• **Task requirements**
Every record below should be written out exactly; pictures stay out.

• **Supplied material**
+ + + + + + +
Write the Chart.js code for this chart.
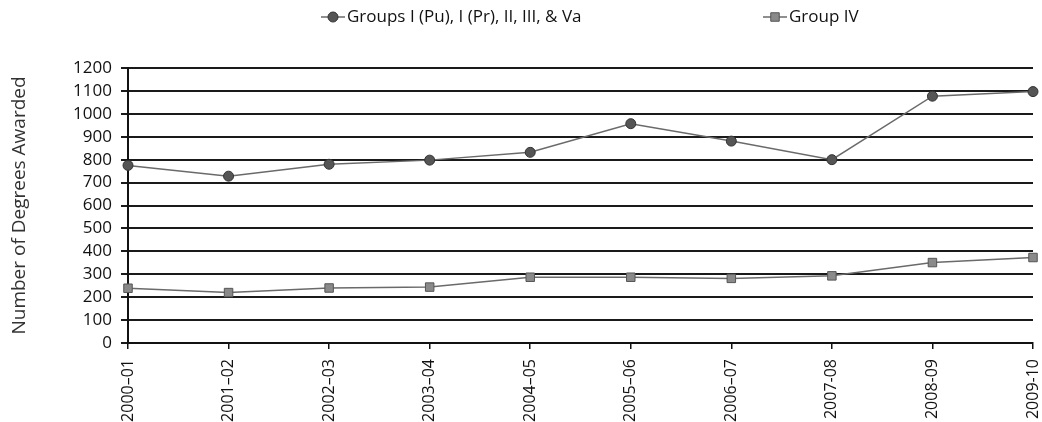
<!DOCTYPE html>
<html>
<head>
<meta charset="utf-8">
<script src="https://cdn.jsdelivr.net/npm/chart.js@4/dist/chart.umd.min.js"></script>
<style>
  html, body { margin: 0; padding: 0; background: #fff; }
  #wrap { width: 1042px; height: 422px; position: relative; }
</style>
</head>
<body>
<div id="wrap"><canvas id="degreesChart" width="1042" height="422"></canvas></div>
<script>
// Academic years on the x axis
const years = ["2000\u201301", "2001\u201302", "2002\u201303", "2003\u201304", "2004\u201305",
  "2005\u201306", "2006\u201307", "2007-08", "2008-09", "2009-10"];

// Number of degrees awarded per year
const groupsMain = [775, 728, 780, 798, 832, 957, 881, 800, 1077, 1097];
const groupIV = [239, 220, 240, 244, 287, 287, 282, 293, 351, 373];

const seriesNames = ["Groups I (Pu), I (Pr), II, III, & Va", "Group IV"];

const FONT = "'Open Sans', sans-serif";

// Legend drawn by hand so the two items sit where the original has them
const legendPlugin = {
  id: "manualLegend",
  afterDraw(chart) {
    const ctx = chart.ctx;
    const items = [
      { x: 321, ds: chart.data.datasets[0] },
      { x: 763, ds: chart.data.datasets[1] }
    ];
    const y = 17;
    ctx.save();
    items.forEach(item => {
      ctx.strokeStyle = item.ds.borderColor;
      ctx.lineWidth = 1.5;
      ctx.beginPath();
      ctx.moveTo(item.x, y);
      ctx.lineTo(item.x + 24, y);
      ctx.stroke();
      ctx.fillStyle = item.ds.pointBackgroundColor;
      ctx.strokeStyle = item.ds.pointBorderColor;
      ctx.lineWidth = 1;
      Chart.helpers.drawPoint(ctx, {
        pointStyle: item.ds.pointStyle,
        radius: item.ds.pointRadius,
        borderWidth: 1,
        rotation: 0
      }, item.x + 12, y);
      ctx.fillStyle = "#111";
      ctx.font = "17px " + FONT;
      ctx.textBaseline = "middle";
      ctx.fillText(item.ds.label, item.x + 26, y);
    });
    ctx.restore();
  }
};

const ctx = document.getElementById("degreesChart").getContext("2d");
const degreesChart = new Chart(ctx, {
  type: "line",
  data: {
    labels: years,
    datasets: [
      {
        label: seriesNames[0],
        data: groupsMain,
        borderColor: "#6a6a6a",
        borderWidth: 1.5,
        pointStyle: "circle",
        pointRadius: 5,
        pointBackgroundColor: "#555",
        pointBorderColor: "#333",
        pointBorderWidth: 1,
        tension: 0
      },
      {
        label: seriesNames[1],
        data: groupIV,
        borderColor: "#6a6a6a",
        borderWidth: 1.5,
        pointStyle: "rect",
        pointRadius: 6,
        pointBackgroundColor: "#8a8a8a",
        pointBorderColor: "#555",
        pointBorderWidth: 1,
        tension: 0
      }
    ]
  },
  options: {
    responsive: false,
    animation: false,
    layout: { padding: { top: 68, right: 9, left: 8, bottom: 0 } },
    plugins: {
      legend: { display: false },
      tooltip: { enabled: false }
    },
    scales: {
      x: {
        offset: false,
        grid: {
          drawOnChartArea: false,
          drawTicks: true,
          tickLength: 6,
          color: "#111",
          lineWidth: 1.5
        },
        border: { color: "#111", width: 2 },
        ticks: {
          color: "#111",
          font: { family: FONT, size: 16 },
          minRotation: 90,
          maxRotation: 90,
          autoSkip: false,
          padding: 10
        },
        afterFit(scale) {
          scale.height = 79;
          scale.paddingRight = 0;
          scale.paddingLeft = 0;
        }
      },
      y: {
        min: 0,
        max: 1200,
        grid: {
          color: "#1a1a1a",
          lineWidth: 2,
          tickLength: 7
        },
        border: { color: "#111", width: 2 },
        ticks: {
          stepSize: 100,
          autoSkip: false,
          color: "#111",
          font: { family: FONT, size: 17 },
          padding: 9,
          callback: value => String(value)
        },
        title: {
          display: true,
          text: "Number of Degrees Awarded",
          color: "#333",
          font: { family: FONT, size: 19 },
          padding: { top: 0, bottom: 8 }
        },
        afterFit(scale) {
          scale.width = 120;
          scale.paddingTop = 0;
          scale.paddingBottom = 0;
        }
      }
    }
  },
  plugins: [legendPlugin]
});
</script>
</body>
</html>
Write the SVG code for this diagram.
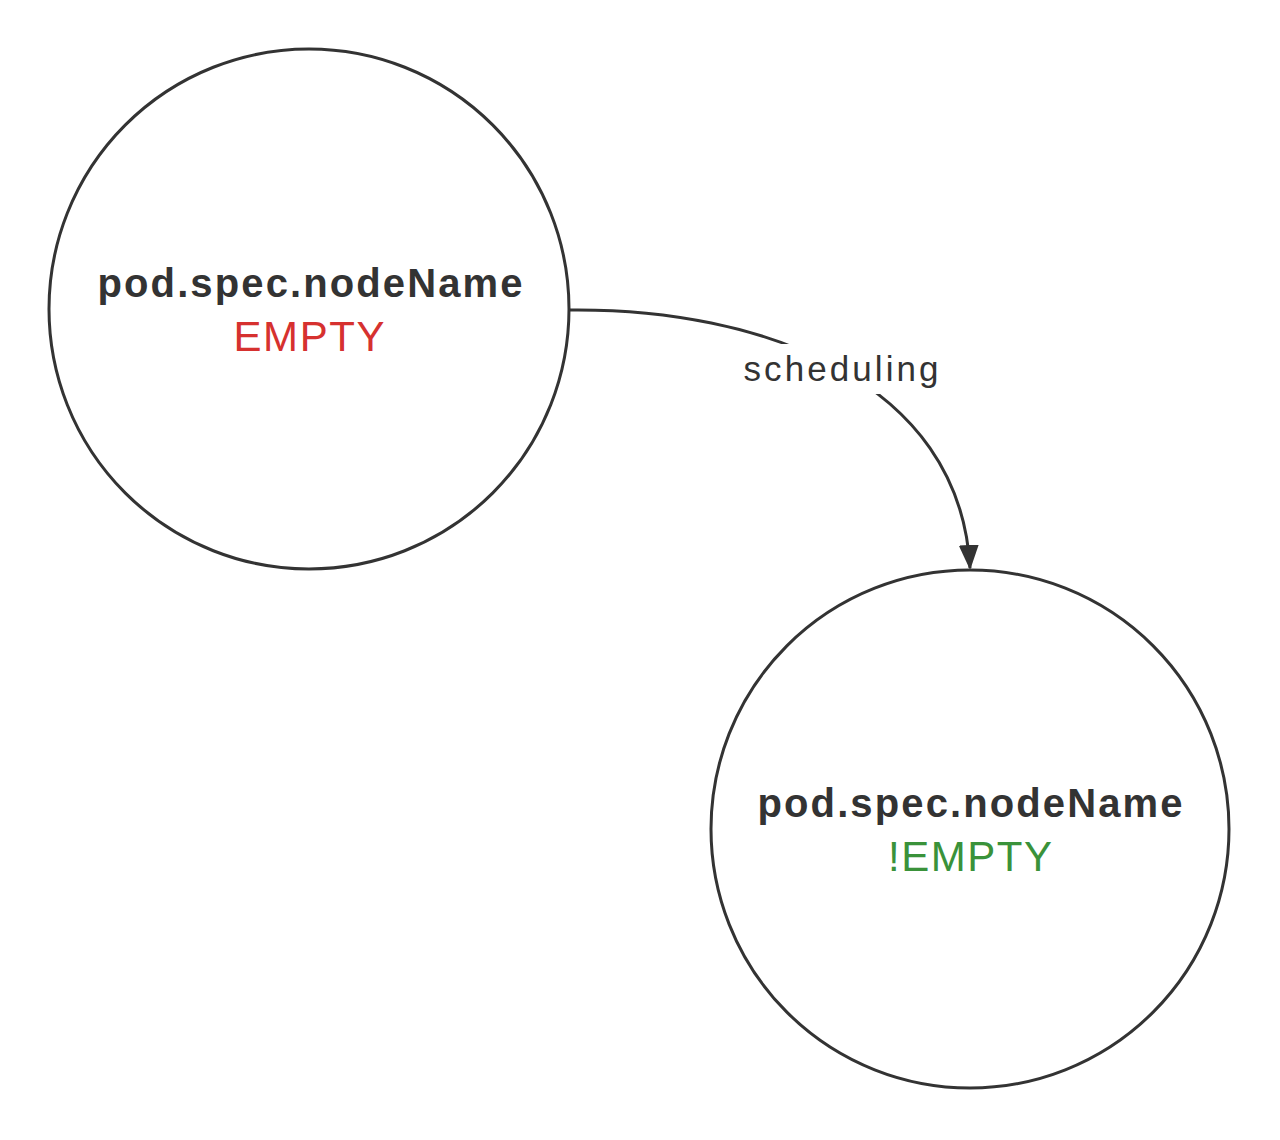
<svg xmlns="http://www.w3.org/2000/svg" width="1280" height="1140" viewBox="0 0 1280 1140">
  <style>
    .node { fill: #ffffff; stroke: #333333; stroke-width: 3; }
    .title { font-family: "Liberation Sans", Arial, sans-serif; font-size: 40px; font-weight: bold; fill: #333333; text-anchor: middle; }
    .state { font-family: "Liberation Sans", Arial, sans-serif; font-size: 42px; text-anchor: middle; }
    .edge { fill: none; stroke: #333333; stroke-width: 3; }
    .label { font-family: "Liberation Sans", Arial, sans-serif; font-size: 35px; fill: #333333; text-anchor: middle; }
  </style>
  <defs>
    <marker id="arrow" markerUnits="userSpaceOnUse" markerWidth="26" markerHeight="22" refX="23" refY="10" orient="auto">
      <path d="M0,0 L25,10 L0,20 z" fill="#333333"/>
    </marker>
  </defs>
  <rect width="1280" height="1140" fill="#ffffff"/>
  <g id="connectors">
    <path class="edge" d="M570,310 C760,308 960,380 970,568" marker-end="url(#arrow)"/>
    <rect x="738" y="344" width="208" height="50" fill="#ffffff"/>
    <text class="label" x="841" y="381" textLength="195" lengthAdjust="spacing">scheduling</text>
  </g>
  <g id="node-empty">
    <circle class="node" cx="309" cy="309" r="260"/>
    <text class="title" x="310" y="297" textLength="425" lengthAdjust="spacing">pod.spec.nodeName</text>
    <text class="state" x="309" y="351" fill="#d6312f" textLength="151" lengthAdjust="spacing">EMPTY</text>
  </g>
  <g id="node-not-empty">
    <circle class="node" cx="970" cy="829" r="259"/>
    <text class="title" x="970" y="817" textLength="425" lengthAdjust="spacing">pod.spec.nodeName</text>
    <text class="state" x="970" y="871" fill="#3a923a" textLength="164" lengthAdjust="spacing">!EMPTY</text>
  </g>
</svg>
+ + + + + + +
• **Worked solution**
Write the Chart.js code for this chart.
<!DOCTYPE html>
<html>
<head>
<meta charset="utf-8">
<script src="https://cdn.jsdelivr.net/npm/chart.js@4/dist/chart.umd.min.js"></script>
<style>
  html, body { margin: 0; padding: 0; background: #fff; }
  #wrap { width: 1042px; height: 422px; position: relative; }
</style>
</head>
<body>
<div id="wrap"><canvas id="degreesChart" width="1042" height="422"></canvas></div>
<script>
// Academic years on the x axis
const years = ["2000\u201301", "2001\u201302", "2002\u201303", "2003\u201304", "2004\u201305",
  "2005\u201306", "2006\u201307", "2007-08", "2008-09", "2009-10"];

// Number of degrees awarded per year
const groupsMain = [775, 728, 780, 798, 832, 957, 881, 800, 1077, 1097];
const groupIV = [239, 220, 240, 244, 287, 287, 282, 293, 351, 373];

const seriesNames = ["Groups I (Pu), I (Pr), II, III, & Va", "Group IV"];

const FONT = "'Open Sans', sans-serif";

// Legend drawn by hand so the two items sit where the original has them
const legendPlugin = {
  id: "manualLegend",
  afterDraw(chart) {
    const ctx = chart.ctx;
    const items = [
      { x: 321, ds: chart.data.datasets[0] },
      { x: 763, ds: chart.data.datasets[1] }
    ];
    const y = 17;
    ctx.save();
    items.forEach(item => {
      ctx.strokeStyle = item.ds.borderColor;
      ctx.lineWidth = 1.5;
      ctx.beginPath();
      ctx.moveTo(item.x, y);
      ctx.lineTo(item.x + 24, y);
      ctx.stroke();
      ctx.fillStyle = item.ds.pointBackgroundColor;
      ctx.strokeStyle = item.ds.pointBorderColor;
      ctx.lineWidth = 1;
      Chart.helpers.drawPoint(ctx, {
        pointStyle: item.ds.pointStyle,
        radius: item.ds.pointRadius,
        borderWidth: 1,
        rotation: 0
      }, item.x + 12, y);
      ctx.fillStyle = "#111";
      ctx.font = "17px " + FONT;
      ctx.textBaseline = "middle";
      ctx.fillText(item.ds.label, item.x + 26, y);
    });
    ctx.restore();
  }
};

const ctx = document.getElementById("degreesChart").getContext("2d");
const degreesChart = new Chart(ctx, {
  type: "line",
  data: {
    labels: years,
    datasets: [
      {
        label: seriesNames[0],
        data: groupsMain,
        borderColor: "#6a6a6a",
        borderWidth: 1.5,
        pointStyle: "circle",
        pointRadius: 5,
        pointBackgroundColor: "#555",
        pointBorderColor: "#333",
        pointBorderWidth: 1,
        tension: 0
      },
      {
        label: seriesNames[1],
        data: groupIV,
        borderColor: "#6a6a6a",
        borderWidth: 1.5,
        pointStyle: "rect",
        pointRadius: 6,
        pointBackgroundColor: "#8a8a8a",
        pointBorderColor: "#555",
        pointBorderWidth: 1,
        tension: 0
      }
    ]
  },
  options: {
    responsive: false,
    animation: false,
    layout: { padding: { top: 68, right: 9, left: 8, bottom: 0 } },
    plugins: {
      legend: { display: false },
      tooltip: { enabled: false }
    },
    scales: {
      x: {
        offset: false,
        grid: {
          drawOnChartArea: false,
          drawTicks: true,
          tickLength: 6,
          color: "#111",
          lineWidth: 1.5
        },
        border: { color: "#111", width: 2 },
        ticks: {
          color: "#111",
          font: { family: FONT, size: 16 },
          minRotation: 90,
          maxRotation: 90,
          autoSkip: false,
          padding: 10
        },
        afterFit(scale) {
          scale.height = 79;
          scale.paddingRight = 0;
          scale.paddingLeft = 0;
        }
      },
      y: {
        min: 0,
        max: 1200,
        grid: {
          color: "#1a1a1a",
          lineWidth: 2,
          tickLength: 7
        },
        border: { color: "#111", width: 2 },
        ticks: {
          stepSize: 100,
          autoSkip: false,
          color: "#111",
          font: { family: FONT, size: 17 },
          padding: 9,
          callback: value => String(value)
        },
        title: {
          display: true,
          text: "Number of Degrees Awarded",
          color: "#333",
          font: { family: FONT, size: 19 },
          padding: { top: 0, bottom: 8 }
        },
        afterFit(scale) {
          scale.width = 120;
          scale.paddingTop = 0;
          scale.paddingBottom = 0;
        }
      }
    }
  },
  plugins: [legendPlugin]
});
</script>
</body>
</html>
Write the SVG code for this diagram.
<svg xmlns="http://www.w3.org/2000/svg" width="1280" height="1140" viewBox="0 0 1280 1140">
  <style>
    .node { fill: #ffffff; stroke: #333333; stroke-width: 3; }
    .title { font-family: "Liberation Sans", Arial, sans-serif; font-size: 40px; font-weight: bold; fill: #333333; text-anchor: middle; }
    .state { font-family: "Liberation Sans", Arial, sans-serif; font-size: 42px; text-anchor: middle; }
    .edge { fill: none; stroke: #333333; stroke-width: 3; }
    .label { font-family: "Liberation Sans", Arial, sans-serif; font-size: 35px; fill: #333333; text-anchor: middle; }
  </style>
  <defs>
    <marker id="arrow" markerUnits="userSpaceOnUse" markerWidth="26" markerHeight="22" refX="23" refY="10" orient="auto">
      <path d="M0,0 L25,10 L0,20 z" fill="#333333"/>
    </marker>
  </defs>
  <rect width="1280" height="1140" fill="#ffffff"/>
  <g id="connectors">
    <path class="edge" d="M570,310 C760,308 960,380 970,568" marker-end="url(#arrow)"/>
    <rect x="738" y="344" width="208" height="50" fill="#ffffff"/>
    <text class="label" x="841" y="381" textLength="195" lengthAdjust="spacing">scheduling</text>
  </g>
  <g id="node-empty">
    <circle class="node" cx="309" cy="309" r="260"/>
    <text class="title" x="310" y="297" textLength="425" lengthAdjust="spacing">pod.spec.nodeName</text>
    <text class="state" x="309" y="351" fill="#d6312f" textLength="151" lengthAdjust="spacing">EMPTY</text>
  </g>
  <g id="node-not-empty">
    <circle class="node" cx="970" cy="829" r="259"/>
    <text class="title" x="970" y="817" textLength="425" lengthAdjust="spacing">pod.spec.nodeName</text>
    <text class="state" x="970" y="871" fill="#3a923a" textLength="164" lengthAdjust="spacing">!EMPTY</text>
  </g>
</svg>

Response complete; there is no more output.